I predicted that Prasad Panda, the Wildrose candidate in the Calgary Foothills by-election, would beat the NDP’s Bob Hawkesworth and the PCs’ Blair Houston. And he did, big time.
Here are five important facts from last night's by-election:
1. Voter turn-out was huge — a sign of anger
Most by-elections have low voter turn-out to begin with. But this one was a rare summertime by-election — deliberately scheduled by NDP Premier Rachel Notley for when most “normal” Albertans are focused on summer holidays.
But turn-out was a whopping 39.5% — even higher than the by-election last year when Jim Prentice, the last PC premier, first won the riding.
That’s a sign that Albertans are concerned about the NDP wrecking crew that is running the province — concerned enough to put down the BBQ tongs and go vote.
2. The NDP election in May was an aberration and the counter-revolution has begun
For four months, the NDP and their echo-chamber in the mainstream media have claimed that Albertans have genuinely embraced the socialist party’s ideology, and that the province no longer values economic prosperity, the free market, or the oil and gas industry. In fact, an Abacus Data poll a week after the May election showed that 93% of Albertans just voted for “change” — not for NDP policies. The NDP loss in Calgary Foothills is a reality check to Notley and the media: the NDP doesn’t have a mandate for their socialist ideas. Albertans want their province back.
3. Voters have just "united the right"
The NDP losing was the most important fact of the night. But the PCs getting thrashed — just 21.6% of the vote, compared to 38.4% for Wildrose — was almost as important. Calgary Foothills has voted for the PCs in every single election since the riding was created in 1971. It even went PC in the May general election. But it’s Wildrose country now.
There is no need for dirty back-room deals with discredited PC lobbyists trying to crawl back into power. The voters have already decided that Wildrose is the only truly conservative party, the only one that’s reputable and the only one that can win. Expect public opinion polls to continue this trend.
4. The NDP will be a one-term government, and will act accordingly
By-elections this soon after a general election typically support the governing party. But the past four months have been anything but typical. The NDP has raised corporate taxes by 20%, announced a hike in personal income taxes, doubled the carbon tax, announced a review of oil royalty taxes, and announced a global warming tax review too.
That’s why they lost the by-election. But they’re in pure denial. After last night’s by-election, Joe Ceci, the social worker who is now the NDP Finance Minister, said the vote was merely a reaction to world oil prices. No — oil prices weren’t on the ballot.

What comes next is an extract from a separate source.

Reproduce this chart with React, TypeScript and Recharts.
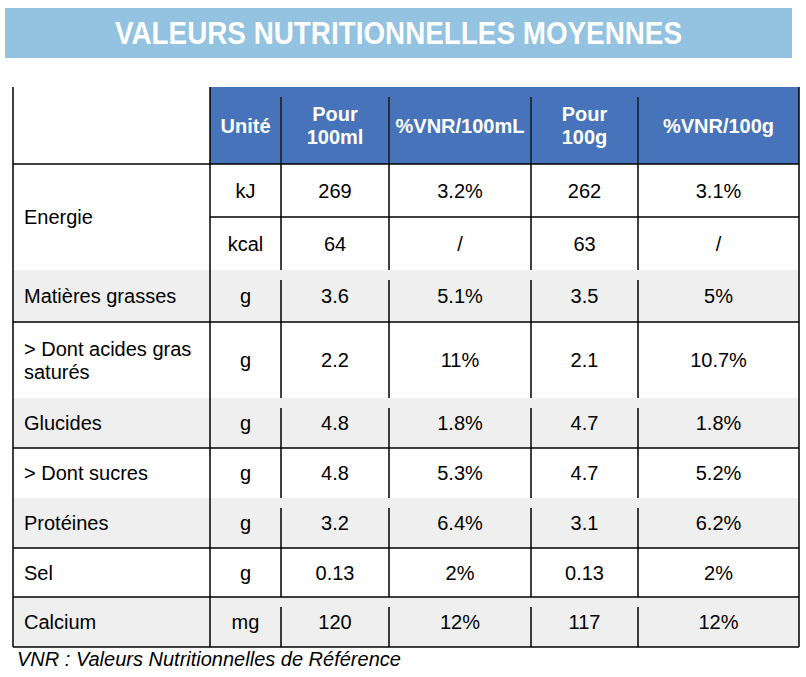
import React from 'react';
import { ComposedChart, XAxis, YAxis, Scatter, ReferenceArea, ReferenceLine } from 'recharts';

// ---------- data ----------
const title = 'VALEURS NUTRITIONNELLES MOYENNES';
const footnote = 'VNR : Valeurs Nutritionnelles de Référence';
const headers = ['', 'Unité', 'Pour\n100ml', '%VNR/100mL', 'Pour\n100g', '%VNR/100g'];
const nutrients = ['Energie', '', 'Matières grasses', '> Dont acides gras\nsaturés', 'Glucides', '> Dont sucres', 'Protéines', 'Sel', 'Calcium'];
const units = ['kJ', 'kcal', 'g', 'g', 'g', 'g', 'g', 'g', 'mg'];
const per100ml = ['269', '64', '3.6', '2.2', '4.8', '4.8', '3.2', '0.13', '120'];
const vnr100ml = ['3.2%', '/', '5.1%', '11%', '1.8%', '5.3%', '6.4%', '2%', '12%'];
const per100g = ['262', '63', '3.5', '2.1', '4.7', '4.7', '3.1', '0.13', '117'];
const vnr100g = ['3.1%', '/', '5%', '10.7%', '1.8%', '5.2%', '6.2%', '2%', '12%'];

// ---------- layout ----------
const W = 806;
const H = 677;
const FONT = '"Liberation Sans", Arial, sans-serif';
const colEdges = [13, 210, 281, 389, 531, 638, 799];
const headerTop = 87;
const headerInnerTop = 97;
const bodyEdges = [164, 217, 270, 322, 398, 448, 498, 548, 597, 647];
const shadedRows = [2, 4, 6, 8];
const lineBoundaries = [0, 1, 3, 5, 7, 8, 9];
const rowSpanOf = [2, 0, 1, 1, 1, 1, 1, 1, 1];
const banner = { x1: 5, x2: 792, y1: 8, y2: 58 };
const lineH = 23;

type T = { x: number; y: number; text: string; anchor: string; weight: string; color: string; size: number; italic?: boolean; fit?: number };

const colCenter = (c: number) => (colEdges[c] + colEdges[c + 1]) / 2;

const texts: T[] = [];
texts.push({ x: 398.5, y: 33, text: title, anchor: 'middle', weight: 'bold', color: '#ffffff', size: 30.5, fit: 567 });
headers.forEach((h, c) => {
  if (!h) return;
  texts.push({ x: colCenter(c), y: (headerTop + bodyEdges[0]) / 2, text: h, anchor: 'middle', weight: 'bold', color: '#ffffff', size: 20 });
});
const bodyCols = [units, per100ml, vnr100ml, per100g, vnr100g];
nutrients.forEach((n, r) => {
  const top = bodyEdges[r];
  const bot = bodyEdges[r + rowSpanOf[r]] ?? bodyEdges[r + 1];
  if (n) texts.push({ x: 24, y: (top + bot) / 2, text: n, anchor: 'start', weight: 'normal', color: '#000', size: 20 });
  bodyCols.forEach((arr, i) => {
    texts.push({ x: colCenter(i + 1), y: (bodyEdges[r] + bodyEdges[r + 1]) / 2, text: arr[r], anchor: 'middle', weight: 'normal', color: '#000', size: 20 });
  });
});
texts.push({ x: 17, y: 659, text: footnote, anchor: 'start', weight: 'normal', color: '#000', size: 20, italic: true });

const TextShape = (props: any) => {
  const { cx, cy, payload } = props;
  const p = payload as T;
  const lines = p.text.split('\n');
  const n = lines.length;
  return (
    <g>
      {lines.map((ln, i) => (
        <text
          key={i}
          x={cx}
          y={cy + (i - (n - 1) / 2) * lineH + p.size * 0.35}
          textAnchor={p.anchor as any}
          fontFamily={FONT}
          fontSize={p.size}
          fontWeight={p.weight}
          fontStyle={p.italic ? 'italic' : 'normal'}
          fill={p.color}
          {...(p.fit ? { textLength: p.fit, lengthAdjust: 'spacingAndGlyphs' } : {})}
        >
          {ln}
        </text>
      ))}
    </g>
  );
};

export default function App() {
  const hLines: React.ReactNode[] = [];
  lineBoundaries.forEach((k) => {
    const y = bodyEdges[k];
    const x1 = k === 1 ? colEdges[1] : colEdges[0];
    hLines.push(
      <ReferenceLine key={'h' + k} segment={[{ x: x1, y }, { x: colEdges[6], y }]} stroke="#000" strokeWidth={1.5} ifOverflow="visible" />
    );
  });
  const vLines: React.ReactNode[] = [];
  [0, 1, 6].forEach((c) => {
    vLines.push(
      <ReferenceLine key={'vo' + c} segment={[{ x: colEdges[c], y: headerTop }, { x: colEdges[c], y: bodyEdges[9] }]} stroke="#000" strokeWidth={1.5} ifOverflow="visible" />
    );
  });
  [2, 3, 4, 5].forEach((c) => {
    const x = colEdges[c];
    vLines.push(
      <ReferenceLine key={'vh' + c} segment={[{ x, y: headerInnerTop }, { x, y: bodyEdges[0] }]} stroke="#1a1a1a" strokeWidth={1.5} ifOverflow="visible" />
    );
    for (let r = 0; r < 9; r++) {
      const top = bodyEdges[r] + (shadedRows.includes(r) ? 10 : 0);
      vLines.push(
        <ReferenceLine key={'v' + c + '-' + r} segment={[{ x, y: top }, { x, y: bodyEdges[r + 1] }]} stroke="#000" strokeWidth={1.5} ifOverflow="visible" />
      );
    }
  });

  return (
    <div style={{ position: 'absolute', left: 0, top: 0, width: W, height: H, background: '#fff' }}>
      <ComposedChart width={W} height={H} margin={{ top: 0, right: 0, bottom: 0, left: 0 }} data={texts}>
        <XAxis type="number" dataKey="x" domain={[0, W]} hide allowDataOverflow />
        <YAxis type="number" dataKey="y" domain={[0, H]} reversed hide allowDataOverflow />
        <ReferenceArea x1={banner.x1} x2={banner.x2} y1={banner.y1} y2={banner.y2} fill="#93C3E1" fillOpacity={1} stroke="none" ifOverflow="visible" />
        <ReferenceArea x1={colEdges[1]} x2={colEdges[6]} y1={headerTop} y2={bodyEdges[0]} fill="#4673B9" fillOpacity={1} stroke="none" ifOverflow="visible" />
        {shadedRows.map((r) => (
          <ReferenceArea key={'s' + r} x1={colEdges[0]} x2={colEdges[6]} y1={bodyEdges[r]} y2={bodyEdges[r + 1]} fill="#EFEFEF" fillOpacity={1} stroke="none" ifOverflow="visible" />
        ))}
        {hLines}
        {vLines}
        <Scatter data={texts} dataKey="y" shape={<TextShape />} isAnimationActive={false} />
      </ComposedChart>
    </div>
  );
}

Whether it’s self-delusion or ideological extremism, the NDP intend to keep up their attacks on Alberta’s key industries. They have four years to do everything they’ve ever dreamed of doing to Alberta before they’re kicked out. Brace yourselves.
5. Only The Rebel was right about the NDP all along.
We’re just a little, independent, online news organization. But we broke the news last week about how the NDP’s “Jobs Minister’, Lori Sigurdson, was out in British Columbia, campaigning for Thomas Mulcair, instead of dealing with Alberta's crisis in oil and gas jobs.
We broke the news about the NDP hiring Graham Mitchell, the Toronto-based anti-oil lobbyist, as the chief of staff to the energy minister. We broke the news about the NDP hiring Brent Dancey, the former violent criminal from Saskatchewan, as the chief of staff to the environmental minister.
We showed how fully ten out of twelve chiefs of staff for this government aren’t even Albertans — they’re NDP mercenaries who commute in each Monday morning from Toronto or Vancouver, who have no connection, understanding or love for the province.
Most of Alberta's media was swept up in the Cinderella story of Notley becoming the premier. They either agree with her on policies, or they just didn’t have the courage to break the groupthink, or both.
Well, last night’s by-election wasn’t just a rejection of the New Democratic Party — it was a rejection of the Media Party too.